[START OF Given material]
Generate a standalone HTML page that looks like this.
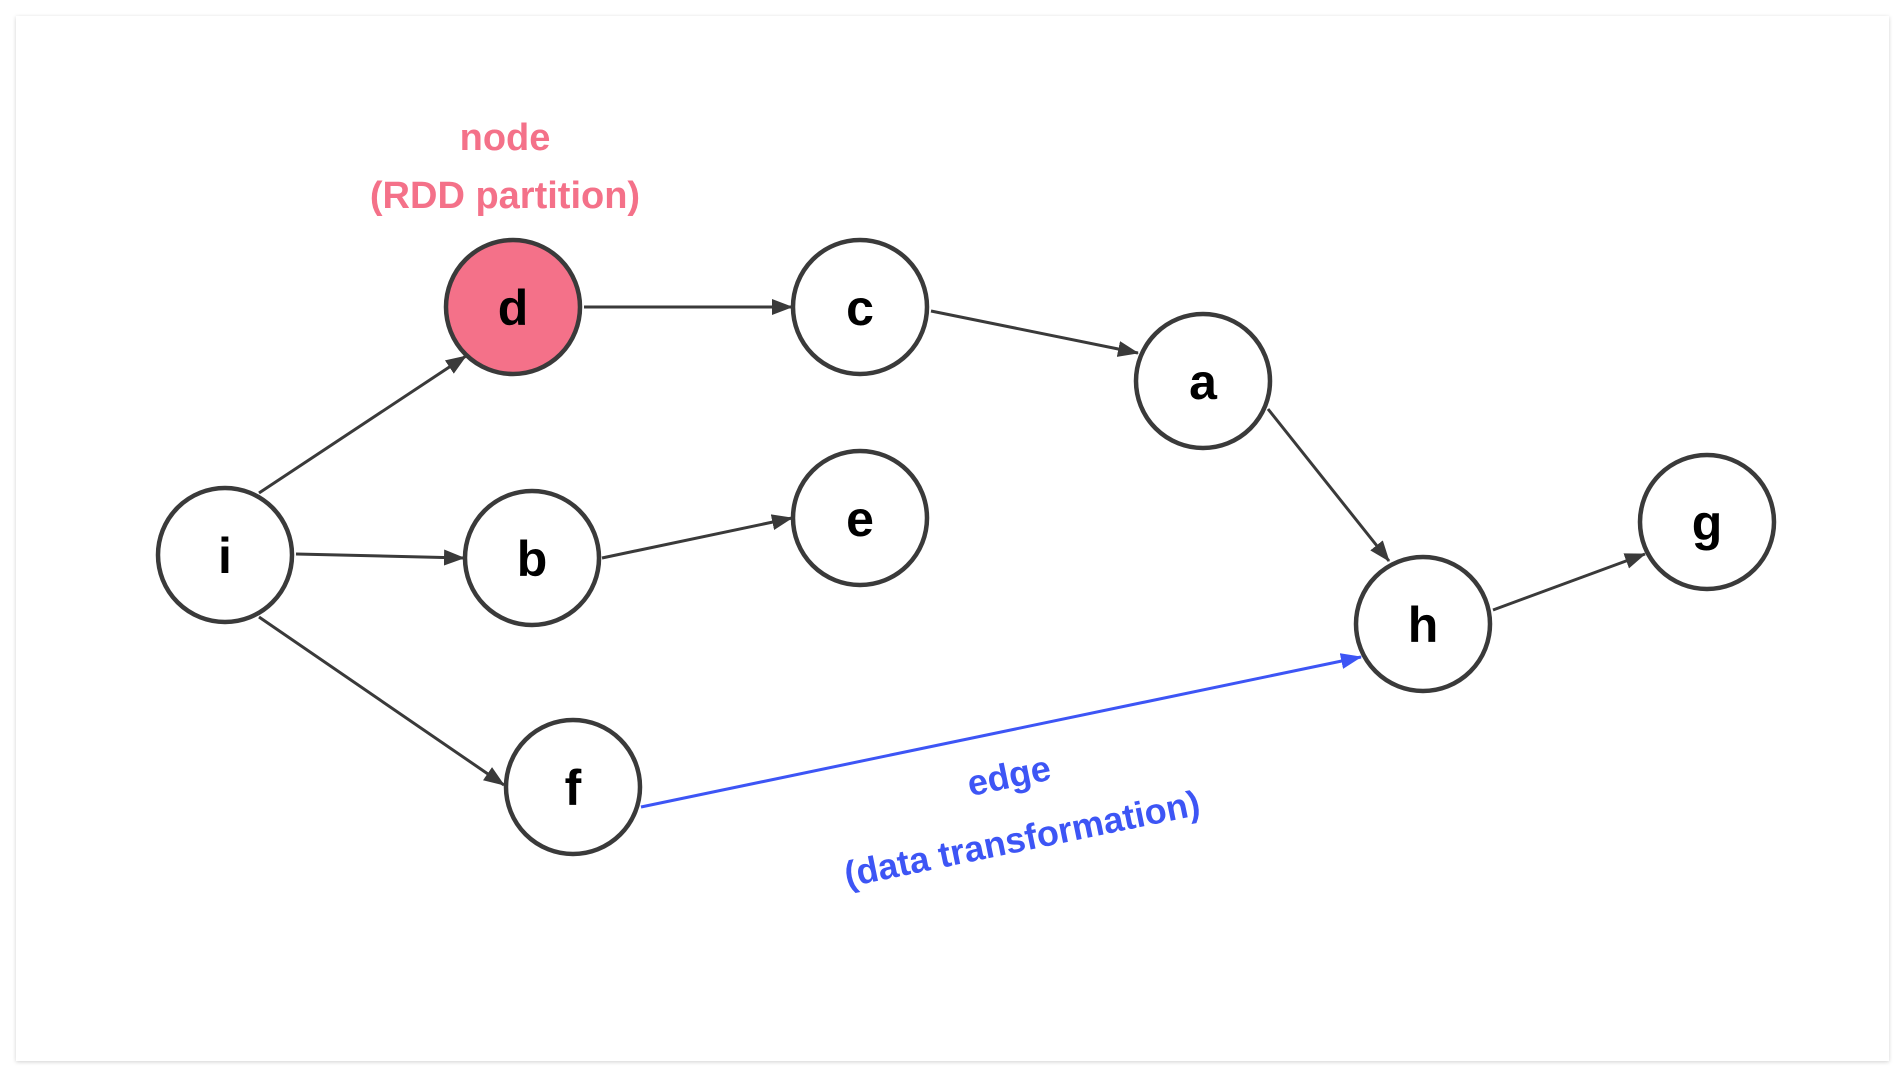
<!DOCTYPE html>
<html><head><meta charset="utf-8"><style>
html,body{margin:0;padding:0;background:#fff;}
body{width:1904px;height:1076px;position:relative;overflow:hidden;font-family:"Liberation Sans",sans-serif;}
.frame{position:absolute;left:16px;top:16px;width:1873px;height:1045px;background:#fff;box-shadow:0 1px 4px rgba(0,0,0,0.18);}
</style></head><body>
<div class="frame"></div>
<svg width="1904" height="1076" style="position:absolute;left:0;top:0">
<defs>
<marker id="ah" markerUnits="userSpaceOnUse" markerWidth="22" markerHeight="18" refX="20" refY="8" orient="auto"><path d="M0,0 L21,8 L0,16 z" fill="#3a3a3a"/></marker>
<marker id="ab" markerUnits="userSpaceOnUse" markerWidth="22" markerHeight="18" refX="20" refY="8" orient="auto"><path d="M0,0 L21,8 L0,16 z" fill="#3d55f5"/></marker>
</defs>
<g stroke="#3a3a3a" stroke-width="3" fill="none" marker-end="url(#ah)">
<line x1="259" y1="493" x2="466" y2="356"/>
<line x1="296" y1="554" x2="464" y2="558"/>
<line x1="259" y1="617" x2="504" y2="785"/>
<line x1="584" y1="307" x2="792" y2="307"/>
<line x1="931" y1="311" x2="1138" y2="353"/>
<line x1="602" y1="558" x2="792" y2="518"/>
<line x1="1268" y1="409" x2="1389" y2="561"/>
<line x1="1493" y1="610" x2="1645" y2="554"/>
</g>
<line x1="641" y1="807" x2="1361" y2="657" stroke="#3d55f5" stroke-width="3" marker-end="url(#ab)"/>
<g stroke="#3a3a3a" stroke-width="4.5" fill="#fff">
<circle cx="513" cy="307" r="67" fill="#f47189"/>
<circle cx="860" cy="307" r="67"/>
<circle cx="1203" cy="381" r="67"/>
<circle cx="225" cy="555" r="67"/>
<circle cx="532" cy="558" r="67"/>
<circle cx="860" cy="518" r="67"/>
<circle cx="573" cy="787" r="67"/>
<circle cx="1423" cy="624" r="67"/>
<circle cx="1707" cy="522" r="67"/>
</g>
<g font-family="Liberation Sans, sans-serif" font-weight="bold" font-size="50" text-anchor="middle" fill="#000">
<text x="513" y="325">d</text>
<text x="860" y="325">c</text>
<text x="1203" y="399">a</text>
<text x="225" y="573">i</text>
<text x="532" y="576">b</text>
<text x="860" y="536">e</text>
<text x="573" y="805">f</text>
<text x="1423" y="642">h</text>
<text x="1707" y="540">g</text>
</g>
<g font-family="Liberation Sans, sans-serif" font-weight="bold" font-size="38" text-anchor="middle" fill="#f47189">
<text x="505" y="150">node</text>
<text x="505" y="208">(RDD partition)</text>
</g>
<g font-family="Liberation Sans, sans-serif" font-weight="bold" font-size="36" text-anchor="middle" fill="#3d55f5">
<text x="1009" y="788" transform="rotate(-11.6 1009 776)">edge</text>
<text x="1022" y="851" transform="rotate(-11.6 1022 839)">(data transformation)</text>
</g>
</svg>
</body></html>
[END OF Given material]
_Do this:_ The listing above must be printed again exactly, minus its pictures.

_Result below:_
Generate a standalone HTML page that looks like this.
<!DOCTYPE html>
<html><head><meta charset="utf-8"><style>
html,body{margin:0;padding:0;background:#fff;}
body{width:1904px;height:1076px;position:relative;overflow:hidden;font-family:"Liberation Sans",sans-serif;}
.frame{position:absolute;left:16px;top:16px;width:1873px;height:1045px;background:#fff;box-shadow:0 1px 4px rgba(0,0,0,0.18);}
</style></head><body>
<div class="frame"></div>
<svg width="1904" height="1076" style="position:absolute;left:0;top:0">
<defs>
<marker id="ah" markerUnits="userSpaceOnUse" markerWidth="22" markerHeight="18" refX="20" refY="8" orient="auto"><path d="M0,0 L21,8 L0,16 z" fill="#3a3a3a"/></marker>
<marker id="ab" markerUnits="userSpaceOnUse" markerWidth="22" markerHeight="18" refX="20" refY="8" orient="auto"><path d="M0,0 L21,8 L0,16 z" fill="#3d55f5"/></marker>
</defs>
<g stroke="#3a3a3a" stroke-width="3" fill="none" marker-end="url(#ah)">
<line x1="259" y1="493" x2="466" y2="356"/>
<line x1="296" y1="554" x2="464" y2="558"/>
<line x1="259" y1="617" x2="504" y2="785"/>
<line x1="584" y1="307" x2="792" y2="307"/>
<line x1="931" y1="311" x2="1138" y2="353"/>
<line x1="602" y1="558" x2="792" y2="518"/>
<line x1="1268" y1="409" x2="1389" y2="561"/>
<line x1="1493" y1="610" x2="1645" y2="554"/>
</g>
<line x1="641" y1="807" x2="1361" y2="657" stroke="#3d55f5" stroke-width="3" marker-end="url(#ab)"/>
<g stroke="#3a3a3a" stroke-width="4.5" fill="#fff">
<circle cx="513" cy="307" r="67" fill="#f47189"/>
<circle cx="860" cy="307" r="67"/>
<circle cx="1203" cy="381" r="67"/>
<circle cx="225" cy="555" r="67"/>
<circle cx="532" cy="558" r="67"/>
<circle cx="860" cy="518" r="67"/>
<circle cx="573" cy="787" r="67"/>
<circle cx="1423" cy="624" r="67"/>
<circle cx="1707" cy="522" r="67"/>
</g>
<g font-family="Liberation Sans, sans-serif" font-weight="bold" font-size="50" text-anchor="middle" fill="#000">
<text x="513" y="325">d</text>
<text x="860" y="325">c</text>
<text x="1203" y="399">a</text>
<text x="225" y="573">i</text>
<text x="532" y="576">b</text>
<text x="860" y="536">e</text>
<text x="573" y="805">f</text>
<text x="1423" y="642">h</text>
<text x="1707" y="540">g</text>
</g>
<g font-family="Liberation Sans, sans-serif" font-weight="bold" font-size="38" text-anchor="middle" fill="#f47189">
<text x="505" y="150">node</text>
<text x="505" y="208">(RDD partition)</text>
</g>
<g font-family="Liberation Sans, sans-serif" font-weight="bold" font-size="36" text-anchor="middle" fill="#3d55f5">
<text x="1009" y="788" transform="rotate(-11.6 1009 776)">edge</text>
<text x="1022" y="851" transform="rotate(-11.6 1022 839)">(data transformation)</text>
</g>
</svg>
</body></html>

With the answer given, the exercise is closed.